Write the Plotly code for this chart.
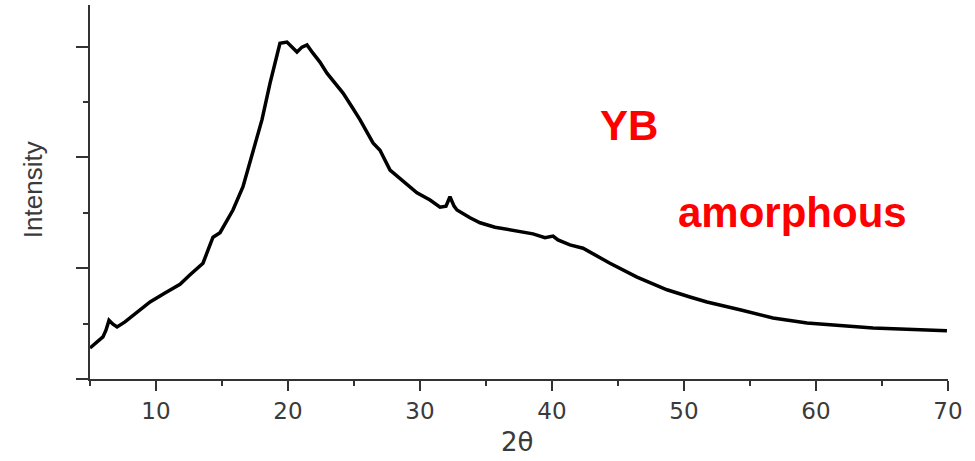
import plotly.graph_objects as go

# XRD pattern of YB (amorphous)
two_theta = [5.0, 5.98, 6.21, 6.44, 6.74, 7.05, 7.65, 8.41, 9.55, 10.68, 11.82, 12.58,
             13.56, 14.09, 14.32, 14.85, 15.83, 16.59, 17.35, 18.03, 18.64, 19.17, 19.39,
             19.92, 20.30, 20.68, 21.06, 21.44, 21.89, 22.42, 22.95, 23.56, 24.17, 24.85,
             25.45, 26.44, 26.97, 27.73, 28.86, 29.77, 30.76, 31.52, 31.97, 32.27, 32.58,
             32.80, 33.79, 34.55, 35.68, 36.82, 38.56, 39.47, 40.08, 40.45, 41.36, 42.35,
             42.88, 44.39, 46.44, 48.71, 50.45, 51.74, 54.24, 56.74, 59.32, 61.82, 64.32,
             66.89, 69.92]
intensity = [0.56, 0.76, 0.88, 1.06, 0.99, 0.94, 1.03, 1.17, 1.39, 1.55, 1.71, 1.88,
             2.09, 2.42, 2.56, 2.64, 3.05, 3.47, 4.08, 4.68, 5.34, 5.81, 6.06,
             6.08, 5.99, 5.90, 5.99, 6.03, 5.88, 5.72, 5.52, 5.34, 5.16, 4.91,
             4.68, 4.26, 4.13, 3.77, 3.54, 3.36, 3.23, 3.10, 3.12, 3.29, 3.12,
             3.05, 2.91, 2.82, 2.74, 2.69, 2.62, 2.55, 2.58, 2.51, 2.42, 2.36,
             2.29, 2.09, 1.84, 1.61, 1.48, 1.39, 1.25, 1.10, 1.01, 0.96, 0.92,
             0.90, 0.87]

x_ticks = [10, 20, 30, 40, 50, 60, 70]
x_tick_labels = ["10", "20", "30", "40", "50", "60", "70"]

x_title = "2θ"
y_title = "Intensity"
label_sample = "YB"
label_phase = "amorphous"

axis_col = "#333333"
text_col = "#3a3a3a"

fig = go.Figure()
fig.add_trace(go.Scatter(
    x=two_theta, y=intensity, mode="lines",
    line=dict(color="black", width=3.5),
    hoverinfo="skip", showlegend=False,
))

fig.update_layout(
    width=975, height=461,
    margin=dict(l=90, r=27, t=5, b=82),
    paper_bgcolor="white", plot_bgcolor="white",
    showlegend=False,
)

fig.update_xaxes(
    range=[5, 70], tickmode="array", tickvals=x_ticks, ticktext=x_tick_labels,
    showgrid=False, zeroline=False,
    showline=True, linecolor=axis_col, linewidth=2,
    ticks="outside", ticklen=10, tickwidth=2, tickcolor=axis_col,
    tickfont=dict(family="DejaVu Sans", size=23, color=text_col),
    minor=dict(tickmode="array", tickvals=[5, 15, 25, 35, 45, 55, 65],
               ticks="outside", ticklen=5, tickwidth=2, tickcolor=axis_col),
)
fig.update_yaxes(
    range=[0, 6.75], tick0=0, dtick=2,
    showgrid=False, zeroline=False, showticklabels=False,
    showline=True, linecolor=axis_col, linewidth=2,
    ticks="outside", ticklen=12, tickwidth=2, tickcolor=axis_col,
    minor=dict(dtick=1, ticks="outside", ticklen=5, tickwidth=2, tickcolor=axis_col),
)

fig.add_annotation(
    text=y_title, xref="paper", yref="paper", x=-0.0664, y=0.505,
    textangle=-90, showarrow=False, xanchor="center", yanchor="middle",
    font=dict(family="Liberation Sans", size=26, color=text_col),
)
fig.add_annotation(
    text=x_title, xref="paper", yref="paper", x=0.498, y=-0.168,
    showarrow=False, xanchor="center", yanchor="middle",
    font=dict(family="DejaVu Sans", size=26, color=text_col),
)
fig.add_annotation(
    text=f"<b>{label_sample}</b>", xref="paper", yref="paper", x=0.628, y=0.679,
    showarrow=False, xanchor="center", yanchor="middle",
    font=dict(family="Liberation Sans", size=42, color="#ff0000"),
)
fig.add_annotation(
    text=f"<b>{label_phase}</b>", xref="paper", yref="paper", x=0.819, y=0.444,
    showarrow=False, xanchor="center", yanchor="middle",
    font=dict(family="Liberation Sans", size=42, color="#ff0000"),
)

fig.write_html("out.html")
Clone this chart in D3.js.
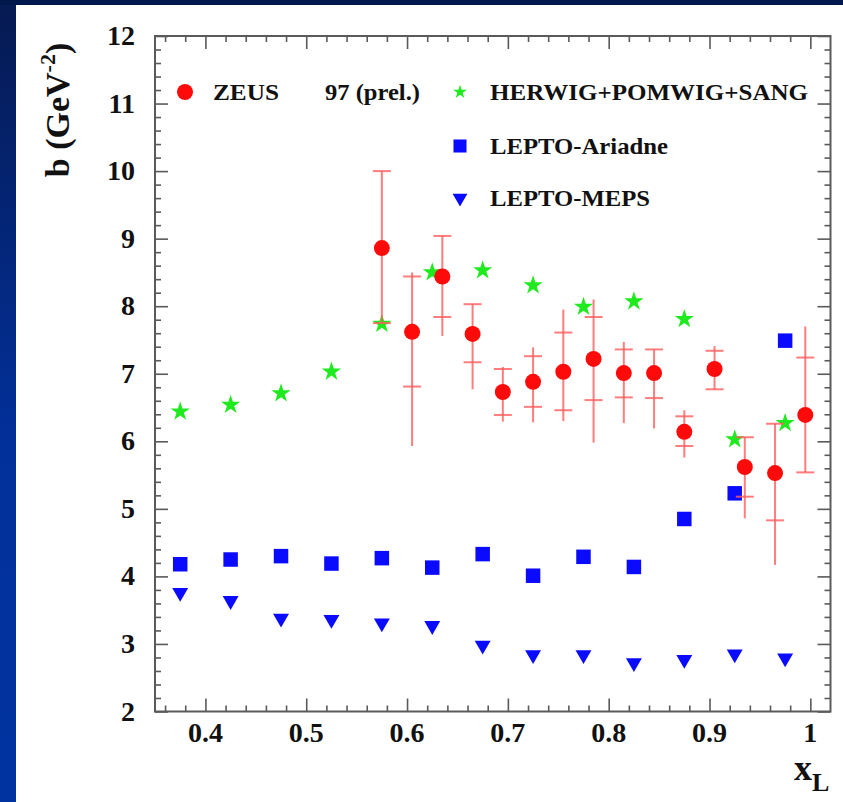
<!DOCTYPE html>
<html>
<head>
<meta charset="utf-8">
<script src="https://cdn.jsdelivr.net/npm/d3@7"></script>
<style>
  html, body { margin: 0; padding: 0; background: #fff; }
  svg { display: block; }
  text { font-family: "Liberation Serif", "DejaVu Serif", serif; font-weight: bold; fill: #111; }
</style>
</head>
<body>
<svg id="chart" width="843" height="802"></svg>
<script>
// x_L bins of the Monte Carlo predictions
const mcX = [0.375, 0.425, 0.475, 0.525, 0.575, 0.625, 0.675, 0.725, 0.775, 0.825, 0.875, 0.925, 0.975];
const herwigB = [6.44, 6.54, 6.71, 7.03, 7.74, 8.50, 8.53, 8.31, 7.99, 8.07, 7.81, 6.03, 6.27];
const ariadneB = [4.18, 4.25, 4.30, 4.19, 4.27, 4.13, 4.33, 4.01, 4.29, 4.14, 4.85, 5.23, 7.49];
const mepsB = [3.76, 3.64, 3.38, 3.36, 3.31, 3.27, 2.98, 2.84, 2.84, 2.72, 2.77, 2.85, 2.79];

// ZEUS measurement: value, statistical band (caps) and full error (line)
const zeusX = [0.575, 0.605, 0.635, 0.665, 0.695, 0.725, 0.755, 0.785, 0.815, 0.845, 0.875, 0.905, 0.935, 0.965, 0.995];
const zeusB = [8.86, 7.62, 8.44, 7.59, 6.73, 6.88, 7.03, 7.22, 7.01, 7.01, 6.14, 7.07, 5.62, 5.53, 6.39];
const zeusStatLo = [7.75, 6.81, 7.84, 7.17, 6.39, 6.51, 6.46, 6.61, 6.65, 6.64, 5.93, 6.77, 5.18, 4.83, 5.54];
const zeusStatHi = [10.00, 8.44, 9.04, 8.03, 7.07, 7.26, 7.61, 7.84, 7.36, 7.36, 6.37, 7.34, 6.06, 6.26, 7.24];
const zeusTotLo = [7.75, 5.93, 7.56, 6.77, 6.29, 6.28, 6.30, 5.98, 6.27, 6.19, 5.76, 6.77, 4.86, 4.17, 5.54];
const zeusTotHi = [10.00, 8.50, 9.04, 8.03, 7.10, 7.39, 7.95, 8.10, 7.47, 7.36, 6.46, 7.41, 6.06, 6.26, 7.70];

const xTickVals = [0.4, 0.5, 0.6, 0.7, 0.8, 0.9, 1.0];
const xTickLabels = ["0.4", "0.5", "0.6", "0.7", "0.8", "0.9", "1"];
const yTickVals = [2, 3, 4, 5, 6, 7, 8, 9, 10, 11, 12];
const yTickLabels = ["2", "3", "4", "5", "6", "7", "8", "9", "10", "11", "12"];

const legendLabels = ["ZEUS", "97 (prel.)", "HERWIG+POMWIG+SANG", "LEPTO-Ariadne", "LEPTO-MEPS"];

const svg = d3.select("#chart");
const W = 843, H = 802;

// slide background: navy frame fading to royal blue, white page
const defs = svg.append("defs");
const grad = defs.append("linearGradient").attr("id", "frame").attr("x1", 0).attr("y1", 0).attr("x2", 0).attr("y2", 1);
grad.append("stop").attr("offset", "0%").attr("stop-color", "#061a52");
grad.append("stop").attr("offset", "55%").attr("stop-color", "#02309a");
grad.append("stop").attr("offset", "100%").attr("stop-color", "#0033a0");
svg.append("rect").attr("width", W).attr("height", H).attr("fill", "url(#frame)");
svg.append("rect").attr("x", 0).attr("y", 0).attr("width", W).attr("height", 5).attr("fill", "#00184b");
svg.append("rect").attr("x", 16).attr("y", 5).attr("width", W - 16).attr("height", H - 5).attr("fill", "#fff");

const pLeft = 155, pRight = 830.5, pTop = 36, pBottom = 711.5;
const x = d3.scaleLinear().domain([0.35, 1.02]).range([pLeft, pRight]);
const y = d3.scaleLinear().domain([2, 12]).range([pBottom, pTop]);

const axisColor = "#5a5a5a";
const g = svg.append("g");

// frame and ticks on all four sides, pointing inward
const xMinor = d3.range(0.36, 1.02, 0.02).map(v => +v.toFixed(2));
const yMinor = d3.range(2, 12.001, 0.2).map(v => +v.toFixed(1));
const isMajorX = v => xTickVals.some(t => Math.abs(t - v) < 1e-6);
const isMajorY = v => yTickVals.some(t => Math.abs(t - v) < 1e-6);

function tickAxis(axisFn, scale, vals, transform) {
  const a = axisFn(scale).tickValues(vals).tickFormat("").tickSizeOuter(0).tickSize(0);
  const sel = g.append("g").attr("transform", transform).call(a);
  sel.select(".domain").remove();
  sel.selectAll(".tick line").attr("stroke", axisColor).attr("stroke-width", 1.6);
  return sel;
}

const xb = tickAxis(d3.axisBottom, x, xMinor, `translate(0,${pBottom})`);
xb.selectAll(".tick line").attr("y2", d => isMajorX(d) ? -13 : -6);
const xt = tickAxis(d3.axisTop, x, xMinor, `translate(0,${pTop})`);
xt.selectAll(".tick line").attr("y2", d => isMajorX(d) ? 13 : 6);
const yl = tickAxis(d3.axisLeft, y, yMinor, `translate(${pLeft},0)`);
yl.selectAll(".tick line").attr("x2", d => isMajorY(d) ? 13 : 6);
const yr = tickAxis(d3.axisRight, y, yMinor, `translate(${pRight},0)`);
yr.selectAll(".tick line").attr("x2", d => isMajorY(d) ? -13 : -6);

g.append("rect").attr("x", pLeft).attr("y", pTop).attr("width", pRight - pLeft).attr("height", pBottom - pTop)
  .attr("fill", "none").attr("stroke", axisColor).attr("stroke-width", 2);

// tick labels
g.selectAll(".xlab").data(xTickVals).join("text").attr("class", "xlab")
  .attr("x", d => x(d)).attr("y", 742).attr("text-anchor", "middle")
  .attr("font-size", 28).text((d, i) => xTickLabels[i]);
g.selectAll(".ylab").data(yTickVals).join("text").attr("class", "ylab")
  .attr("x", 135).attr("y", d => y(d) + 9).attr("text-anchor", "end")
  .attr("font-size", 28).text((d, i) => yTickLabels[i]);

// axis titles
const ytl = svg.append("text").attr("transform", "translate(69,110) rotate(-90)")
  .attr("text-anchor", "middle").attr("font-size", 34);
ytl.append("tspan").text("b (GeV");
ytl.append("tspan").attr("font-size", 22).attr("dy", -14).text("-2");
ytl.append("tspan").attr("dy", 14).text(")");

const xtl = svg.append("text").attr("x", 794).attr("y", 780).attr("font-size", 36);
xtl.append("tspan").text("x");
xtl.append("tspan").attr("font-size", 26).attr("dy", 11).text("L");

// marker generators
const star = d3.symbol().type(d3.symbolStar).size(115);
const square = d3.symbol().type(d3.symbolSquare).size(210);
const tri = d3.symbol().type(d3.symbolTriangle).size(110);

const plot = svg.append("g");

// LEPTO-Ariadne
plot.selectAll(".ari").data(mcX).join("path").attr("class", "ari")
  .attr("d", square).attr("fill", "#0a0aff")
  .attr("transform", (d, i) => `translate(${x(d)},${y(ariadneB[i])})`);
// LEPTO-MEPS (downward triangles)
plot.selectAll(".meps").data(mcX).join("path").attr("class", "meps")
  .attr("d", tri).attr("fill", "#0a0aff")
  .attr("transform", (d, i) => `translate(${x(d)},${y(mepsB[i])}) rotate(180)`);
// HERWIG+POMWIG+SANG
plot.selectAll(".her").data(mcX).join("path").attr("class", "her")
  .attr("d", star).attr("fill", "#1eea1e")
  .attr("transform", (d, i) => `translate(${x(d)},${y(herwigB[i])})`);

// ZEUS data with error bars
const errColor = "#ff5c5c";
const zeus = plot.selectAll(".zeus").data(zeusX).join("g").attr("class", "zeus");
zeus.append("line")
  .attr("x1", d => x(d)).attr("x2", d => x(d))
  .attr("y1", (d, i) => y(zeusTotLo[i])).attr("y2", (d, i) => y(zeusTotHi[i]))
  .attr("stroke", errColor).attr("stroke-width", 2).attr("stroke-opacity", 0.8);
zeus.append("line")
  .attr("x1", d => x(d) - 9).attr("x2", d => x(d) + 9)
  .attr("y1", (d, i) => y(zeusStatLo[i])).attr("y2", (d, i) => y(zeusStatLo[i]))
  .attr("stroke", errColor).attr("stroke-width", 2).attr("stroke-opacity", 0.8);
zeus.append("line")
  .attr("x1", d => x(d) - 9).attr("x2", d => x(d) + 9)
  .attr("y1", (d, i) => y(zeusStatHi[i])).attr("y2", (d, i) => y(zeusStatHi[i]))
  .attr("stroke", errColor).attr("stroke-width", 2).attr("stroke-opacity", 0.8);
zeus.append("circle")
  .attr("cx", d => x(d)).attr("cy", (d, i) => y(zeusB[i])).attr("r", 8)
  .attr("fill", "#ff0a0a");

// legend
const leg = svg.append("g");
function legText(xp, yp, label, len) {
  leg.append("text").attr("x", xp).attr("y", yp).attr("font-size", 24)
    .attr("textLength", len).attr("lengthAdjust", "spacingAndGlyphs").text(label);
}
leg.append("circle").attr("cx", 185).attr("cy", 92).attr("r", 8).attr("fill", "#ff0a0a");
legText(213, 100, legendLabels[0], 66);
legText(325, 100, legendLabels[1], 95);
leg.append("path").attr("d", d3.symbol().type(d3.symbolStar).size(60)())
  .attr("fill", "#1eea1e").attr("transform", "translate(460,92)");
legText(490, 100, legendLabels[2], 318);
leg.append("path").attr("d", d3.symbol().type(d3.symbolSquare).size(170)())
  .attr("fill", "#0a0aff").attr("transform", "translate(460,146)");
legText(490, 154, legendLabels[3], 178);
leg.append("path").attr("d", d3.symbol().type(d3.symbolTriangle).size(95)())
  .attr("fill", "#0a0aff").attr("transform", "translate(460,198) rotate(180)");
legText(490, 206, legendLabels[4], 160);
</script>
</body>
</html>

## Description of the task
Please restate the material above line by line, exactly, beginning at its first line and ending with the line that contains "import plotly.graph_objects as go", without any pictures.

## Complete response
Write the Plotly code for this chart.
import plotly.graph_objects as go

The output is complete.